**Recorded information**.

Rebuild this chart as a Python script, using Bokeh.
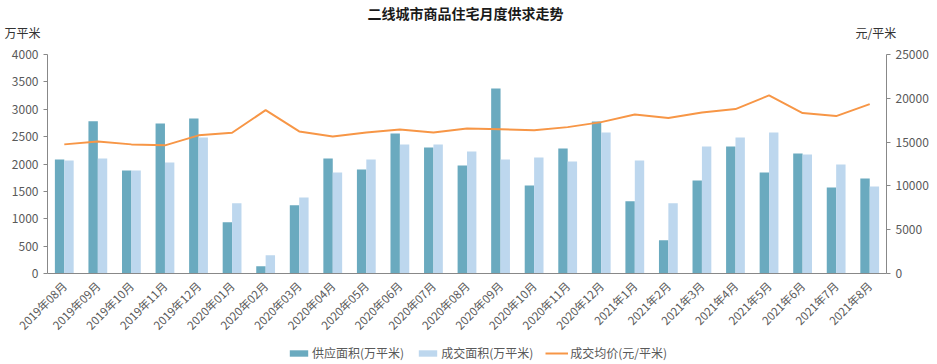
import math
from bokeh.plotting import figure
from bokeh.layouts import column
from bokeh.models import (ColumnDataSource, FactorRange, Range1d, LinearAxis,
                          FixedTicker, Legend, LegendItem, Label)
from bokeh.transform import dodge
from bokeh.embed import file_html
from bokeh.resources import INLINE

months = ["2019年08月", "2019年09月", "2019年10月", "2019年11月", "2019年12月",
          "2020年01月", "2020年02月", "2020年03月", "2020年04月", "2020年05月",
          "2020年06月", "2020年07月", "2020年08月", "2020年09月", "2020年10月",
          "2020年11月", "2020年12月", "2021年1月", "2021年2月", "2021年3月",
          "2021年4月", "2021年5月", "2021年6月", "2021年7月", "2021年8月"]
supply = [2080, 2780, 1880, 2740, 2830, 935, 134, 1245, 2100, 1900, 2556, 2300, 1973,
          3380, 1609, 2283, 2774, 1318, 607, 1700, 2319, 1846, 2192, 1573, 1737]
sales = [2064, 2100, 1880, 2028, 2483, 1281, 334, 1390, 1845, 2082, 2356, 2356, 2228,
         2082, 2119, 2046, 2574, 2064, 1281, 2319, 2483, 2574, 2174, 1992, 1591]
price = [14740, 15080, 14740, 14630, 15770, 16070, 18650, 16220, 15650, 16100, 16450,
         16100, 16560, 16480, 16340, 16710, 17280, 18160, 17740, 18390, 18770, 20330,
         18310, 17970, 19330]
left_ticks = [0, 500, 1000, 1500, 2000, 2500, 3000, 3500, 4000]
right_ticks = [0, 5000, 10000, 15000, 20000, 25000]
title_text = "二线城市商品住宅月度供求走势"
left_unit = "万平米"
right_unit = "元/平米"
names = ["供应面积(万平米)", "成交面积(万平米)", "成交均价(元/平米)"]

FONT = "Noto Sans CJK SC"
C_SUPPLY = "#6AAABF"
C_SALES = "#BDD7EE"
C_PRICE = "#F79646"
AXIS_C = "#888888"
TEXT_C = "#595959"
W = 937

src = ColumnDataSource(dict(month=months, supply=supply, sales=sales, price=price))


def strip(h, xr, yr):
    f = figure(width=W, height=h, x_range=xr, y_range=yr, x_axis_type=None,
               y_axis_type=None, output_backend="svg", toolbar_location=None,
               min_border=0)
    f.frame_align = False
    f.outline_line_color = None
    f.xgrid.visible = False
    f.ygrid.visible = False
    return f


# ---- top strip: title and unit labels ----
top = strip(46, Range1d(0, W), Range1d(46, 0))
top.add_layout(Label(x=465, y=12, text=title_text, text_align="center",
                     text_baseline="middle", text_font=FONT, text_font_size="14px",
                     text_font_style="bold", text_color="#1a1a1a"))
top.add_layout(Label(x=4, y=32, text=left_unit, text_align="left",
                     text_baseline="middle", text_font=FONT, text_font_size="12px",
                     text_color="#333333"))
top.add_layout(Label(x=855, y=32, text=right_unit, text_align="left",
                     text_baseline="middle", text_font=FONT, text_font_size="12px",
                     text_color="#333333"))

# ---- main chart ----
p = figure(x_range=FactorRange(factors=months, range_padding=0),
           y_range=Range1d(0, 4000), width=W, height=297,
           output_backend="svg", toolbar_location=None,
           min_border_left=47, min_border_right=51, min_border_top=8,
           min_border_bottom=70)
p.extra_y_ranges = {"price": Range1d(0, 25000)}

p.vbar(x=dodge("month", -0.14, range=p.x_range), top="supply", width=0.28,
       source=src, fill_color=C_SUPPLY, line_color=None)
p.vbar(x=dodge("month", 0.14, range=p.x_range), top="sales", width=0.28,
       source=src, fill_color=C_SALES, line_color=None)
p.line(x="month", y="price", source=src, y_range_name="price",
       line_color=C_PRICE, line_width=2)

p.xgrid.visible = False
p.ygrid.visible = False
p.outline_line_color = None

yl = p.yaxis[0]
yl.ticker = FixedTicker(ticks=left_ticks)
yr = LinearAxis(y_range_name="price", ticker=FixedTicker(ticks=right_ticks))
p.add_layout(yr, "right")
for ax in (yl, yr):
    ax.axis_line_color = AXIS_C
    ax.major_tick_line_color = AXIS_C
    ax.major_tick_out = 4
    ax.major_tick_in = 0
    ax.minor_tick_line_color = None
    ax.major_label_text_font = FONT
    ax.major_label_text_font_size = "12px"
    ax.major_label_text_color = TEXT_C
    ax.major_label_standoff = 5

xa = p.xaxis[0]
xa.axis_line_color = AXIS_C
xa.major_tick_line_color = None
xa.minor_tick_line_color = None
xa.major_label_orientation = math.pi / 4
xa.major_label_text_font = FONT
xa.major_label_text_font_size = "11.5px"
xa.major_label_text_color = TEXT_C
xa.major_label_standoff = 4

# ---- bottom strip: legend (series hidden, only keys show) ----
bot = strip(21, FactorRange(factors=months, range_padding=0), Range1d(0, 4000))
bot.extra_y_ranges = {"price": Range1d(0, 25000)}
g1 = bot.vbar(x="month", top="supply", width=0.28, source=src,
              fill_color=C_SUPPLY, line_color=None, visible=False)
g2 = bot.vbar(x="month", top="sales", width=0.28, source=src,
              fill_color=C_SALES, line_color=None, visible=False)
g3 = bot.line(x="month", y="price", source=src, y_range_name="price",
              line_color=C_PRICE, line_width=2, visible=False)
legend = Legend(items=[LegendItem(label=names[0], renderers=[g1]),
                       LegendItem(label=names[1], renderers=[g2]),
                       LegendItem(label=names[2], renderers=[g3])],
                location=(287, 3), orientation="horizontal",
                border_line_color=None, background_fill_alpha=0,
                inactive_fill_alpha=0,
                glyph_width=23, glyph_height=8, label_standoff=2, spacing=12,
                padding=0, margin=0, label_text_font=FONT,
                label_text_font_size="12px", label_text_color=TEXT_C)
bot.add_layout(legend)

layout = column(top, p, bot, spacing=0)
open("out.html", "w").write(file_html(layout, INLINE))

**What the task asks**.
The listing above must be printed again exactly, minus its pictures.

**Complete output**.
Rebuild this chart as a Python script, using Bokeh.
import math
from bokeh.plotting import figure
from bokeh.layouts import column
from bokeh.models import (ColumnDataSource, FactorRange, Range1d, LinearAxis,
                          FixedTicker, Legend, LegendItem, Label)
from bokeh.transform import dodge
from bokeh.embed import file_html
from bokeh.resources import INLINE

months = ["2019年08月", "2019年09月", "2019年10月", "2019年11月", "2019年12月",
          "2020年01月", "2020年02月", "2020年03月", "2020年04月", "2020年05月",
          "2020年06月", "2020年07月", "2020年08月", "2020年09月", "2020年10月",
          "2020年11月", "2020年12月", "2021年1月", "2021年2月", "2021年3月",
          "2021年4月", "2021年5月", "2021年6月", "2021年7月", "2021年8月"]
supply = [2080, 2780, 1880, 2740, 2830, 935, 134, 1245, 2100, 1900, 2556, 2300, 1973,
          3380, 1609, 2283, 2774, 1318, 607, 1700, 2319, 1846, 2192, 1573, 1737]
sales = [2064, 2100, 1880, 2028, 2483, 1281, 334, 1390, 1845, 2082, 2356, 2356, 2228,
         2082, 2119, 2046, 2574, 2064, 1281, 2319, 2483, 2574, 2174, 1992, 1591]
price = [14740, 15080, 14740, 14630, 15770, 16070, 18650, 16220, 15650, 16100, 16450,
         16100, 16560, 16480, 16340, 16710, 17280, 18160, 17740, 18390, 18770, 20330,
         18310, 17970, 19330]
left_ticks = [0, 500, 1000, 1500, 2000, 2500, 3000, 3500, 4000]
right_ticks = [0, 5000, 10000, 15000, 20000, 25000]
title_text = "二线城市商品住宅月度供求走势"
left_unit = "万平米"
right_unit = "元/平米"
names = ["供应面积(万平米)", "成交面积(万平米)", "成交均价(元/平米)"]

FONT = "Noto Sans CJK SC"
C_SUPPLY = "#6AAABF"
C_SALES = "#BDD7EE"
C_PRICE = "#F79646"
AXIS_C = "#888888"
TEXT_C = "#595959"
W = 937

src = ColumnDataSource(dict(month=months, supply=supply, sales=sales, price=price))


def strip(h, xr, yr):
    f = figure(width=W, height=h, x_range=xr, y_range=yr, x_axis_type=None,
               y_axis_type=None, output_backend="svg", toolbar_location=None,
               min_border=0)
    f.frame_align = False
    f.outline_line_color = None
    f.xgrid.visible = False
    f.ygrid.visible = False
    return f


# ---- top strip: title and unit labels ----
top = strip(46, Range1d(0, W), Range1d(46, 0))
top.add_layout(Label(x=465, y=12, text=title_text, text_align="center",
                     text_baseline="middle", text_font=FONT, text_font_size="14px",
                     text_font_style="bold", text_color="#1a1a1a"))
top.add_layout(Label(x=4, y=32, text=left_unit, text_align="left",
                     text_baseline="middle", text_font=FONT, text_font_size="12px",
                     text_color="#333333"))
top.add_layout(Label(x=855, y=32, text=right_unit, text_align="left",
                     text_baseline="middle", text_font=FONT, text_font_size="12px",
                     text_color="#333333"))

# ---- main chart ----
p = figure(x_range=FactorRange(factors=months, range_padding=0),
           y_range=Range1d(0, 4000), width=W, height=297,
           output_backend="svg", toolbar_location=None,
           min_border_left=47, min_border_right=51, min_border_top=8,
           min_border_bottom=70)
p.extra_y_ranges = {"price": Range1d(0, 25000)}

p.vbar(x=dodge("month", -0.14, range=p.x_range), top="supply", width=0.28,
       source=src, fill_color=C_SUPPLY, line_color=None)
p.vbar(x=dodge("month", 0.14, range=p.x_range), top="sales", width=0.28,
       source=src, fill_color=C_SALES, line_color=None)
p.line(x="month", y="price", source=src, y_range_name="price",
       line_color=C_PRICE, line_width=2)

p.xgrid.visible = False
p.ygrid.visible = False
p.outline_line_color = None

yl = p.yaxis[0]
yl.ticker = FixedTicker(ticks=left_ticks)
yr = LinearAxis(y_range_name="price", ticker=FixedTicker(ticks=right_ticks))
p.add_layout(yr, "right")
for ax in (yl, yr):
    ax.axis_line_color = AXIS_C
    ax.major_tick_line_color = AXIS_C
    ax.major_tick_out = 4
    ax.major_tick_in = 0
    ax.minor_tick_line_color = None
    ax.major_label_text_font = FONT
    ax.major_label_text_font_size = "12px"
    ax.major_label_text_color = TEXT_C
    ax.major_label_standoff = 5

xa = p.xaxis[0]
xa.axis_line_color = AXIS_C
xa.major_tick_line_color = None
xa.minor_tick_line_color = None
xa.major_label_orientation = math.pi / 4
xa.major_label_text_font = FONT
xa.major_label_text_font_size = "11.5px"
xa.major_label_text_color = TEXT_C
xa.major_label_standoff = 4

# ---- bottom strip: legend (series hidden, only keys show) ----
bot = strip(21, FactorRange(factors=months, range_padding=0), Range1d(0, 4000))
bot.extra_y_ranges = {"price": Range1d(0, 25000)}
g1 = bot.vbar(x="month", top="supply", width=0.28, source=src,
              fill_color=C_SUPPLY, line_color=None, visible=False)
g2 = bot.vbar(x="month", top="sales", width=0.28, source=src,
              fill_color=C_SALES, line_color=None, visible=False)
g3 = bot.line(x="month", y="price", source=src, y_range_name="price",
              line_color=C_PRICE, line_width=2, visible=False)
legend = Legend(items=[LegendItem(label=names[0], renderers=[g1]),
                       LegendItem(label=names[1], renderers=[g2]),
                       LegendItem(label=names[2], renderers=[g3])],
                location=(287, 3), orientation="horizontal",
                border_line_color=None, background_fill_alpha=0,
                inactive_fill_alpha=0,
                glyph_width=23, glyph_height=8, label_standoff=2, spacing=12,
                padding=0, margin=0, label_text_font=FONT,
                label_text_font_size="12px", label_text_color=TEXT_C)
bot.add_layout(legend)

layout = column(top, p, bot, spacing=0)
open("out.html", "w").write(file_html(layout, INLINE))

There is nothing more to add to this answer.